From the chart, it’s evident that Silver ETFs have delivered absolute returns ranging between 23% - 26% during the period 26th September 2025 to 13th October 2025.


SILVERBEES gave around 23.55%,

SILVERADD about 23.97%, and

SILVERCASE led the pack with 26.67% returns.


The average daily returns for these ETFs ranged between 2.18% - 2.46% during the same period.


When compared to silver global benchmarks, which delivered about 13% - 14% returns in the same period, domestic silver (23.77%) appears to have significantly outperformed the global benchmark. As a result, mutual funds, ETFs and the domestic silver commodity are trading at a premium to global silver prices.


Mutual funds investing in silver (like Axis, Nippon India, and DSP Silver FoFs) also showed comparable returns in the 23–25% range, while international benchmarks such as iShares Silver ETF ($) and LBMA Silver Spot Price ($) reported lower gains of 12-13%.


Interestingly, this sharp rise in silver ETF returns has also exposed a growing supply strain in the market. In fact, Kotak Mahindra Asset Management recently announced a temporary halt on new investments in its Silver ETF Fund of Fund from October 10, 2025, citing a shortage of physical silver in India. Following this, other AMCs have announced similar restrictions.


Due to strong investor demand and limited availability, domestic silver prices are trading at a premium compared to global benchmarks.

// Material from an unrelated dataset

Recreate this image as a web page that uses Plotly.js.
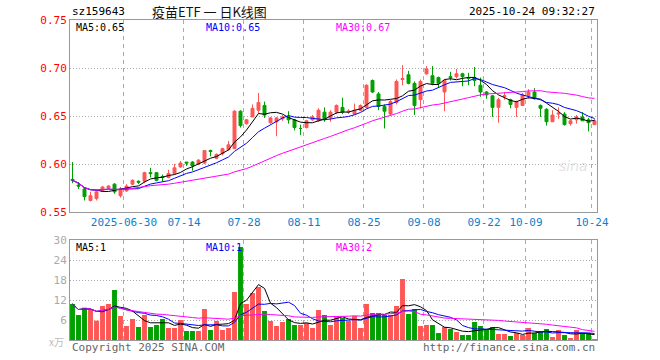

This imbalance has intensified as the festive season approaches, further driving up prices. Spot silver even touched a record high of $51.22 per ounce, marking the first time it has crossed the $51 mark. ETF investors are paying a 10% premium to buy silver, which means that you have to earn 10% just to break even, as the premium will disappear eventually. Kotak AMC clarified that the suspension is temporary and will be lifted once supply improves and the premium normalizes.


Arbitrage Trade:


This anomaly clearly highlights how ETF performance can sometimes diverge from the underlying asset when market liquidity tightens. ETF investors may be familiar with similar premiums observed in Motilal Oswal NASDAQ ETF (MON100) during recent times.


Arbitrage of this price divergence (buying silver in the global spot market at a lower price and selling the ETF at higher price) should ensure this price inconsistency disappears; however, restrictions on importing silver and import duty prevent this arbitrage from happening until supply normalizes.



Conclusion:

The recent rally in silver may look impressive, but the current price in India (Physical / Mutual Funds / ETF) is higher than global silver prices. Shortages in physical silver supply and festive demand have temporarily inflated prices, pushing both ETFs and spot silver to trade at steep premiums over global benchmarks. Consulting an investment advisor can provide a detailed perspective on whether these movements reflect real value or short-term distortions.

For investors, the key lessons are clear:

  • ETFs are not always a perfect mirror of the commodity they track — premiums can distort returns.

  • Premium may not sustain once supply normalizes and premiums fade.

  • Arbitrage limitations in India can delay price corrections, amplifying temporary inefficiencies.


In essence, Silver ETFs remain a convenient and liquid way to gain exposure to silver — but when the market shines too bright, it’s worth checking if that glow is genuine or just a reflection of scarcity.